The number of paying parents exceeds the number of receiving parents because of children who are cared for by a third person. Taxable income information for the year ended March 2008 is used for both parents. No net amount is calculated for parents with multiple child support relationships and for parents who cross-apply for shared care arrangements.

The receiving parent’s child support income is slightly overstated in some cases because information is not available on how many dependent children they might have.

The age composition of the paying parent’s other dependent children is unknown and randomly assigned; it is unknown whether this results in an over- or under-estimation of the projected child support payments.

33 Pass-on is discussed in chapter 9.

34 One Australian study suggests that a reason why higher income Australian families spend a lower proportion of their gross income on children is because they pay more tax than lower income families. Consequently, spending on children as a percentage of after-tax income would likely be much closer across the income scale. See *AMP.NATSEM Income and Wealth Report Issue 18*, December 2007 by Richard Percival, Alicia.

35 These studies tend to be based on two-parent family situations. Consequently, when parents live apart and care of the child is shared there is generally less income available to spend on the children relative to the two-parent situation. This makes the continuity of expenditure principle harder to achieve in practice unless parental income is high.

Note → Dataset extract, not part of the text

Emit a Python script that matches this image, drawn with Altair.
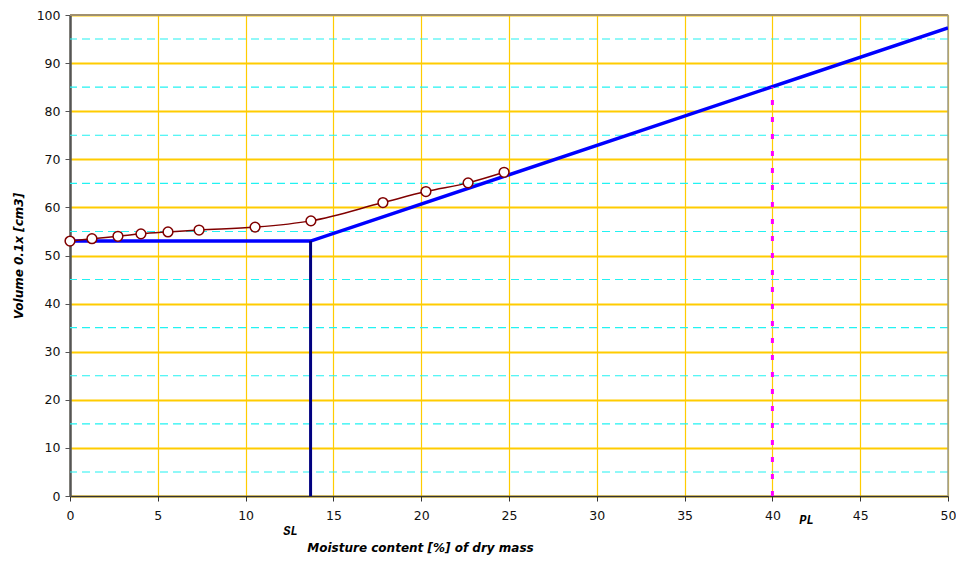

36 Data from the Families Commission’s survey also showed an appreciable fall-off in the percentage of income put towards child support payments as higher income rises, although the sample size was small.

37 This equates to 2.5 times the total average earnings for a male: 3.17 – 2(0.333) = 2.5, with the living allowance being a third (0.33) of the male total average earnings.

38 If the net amount was negative then it would be treated as zero.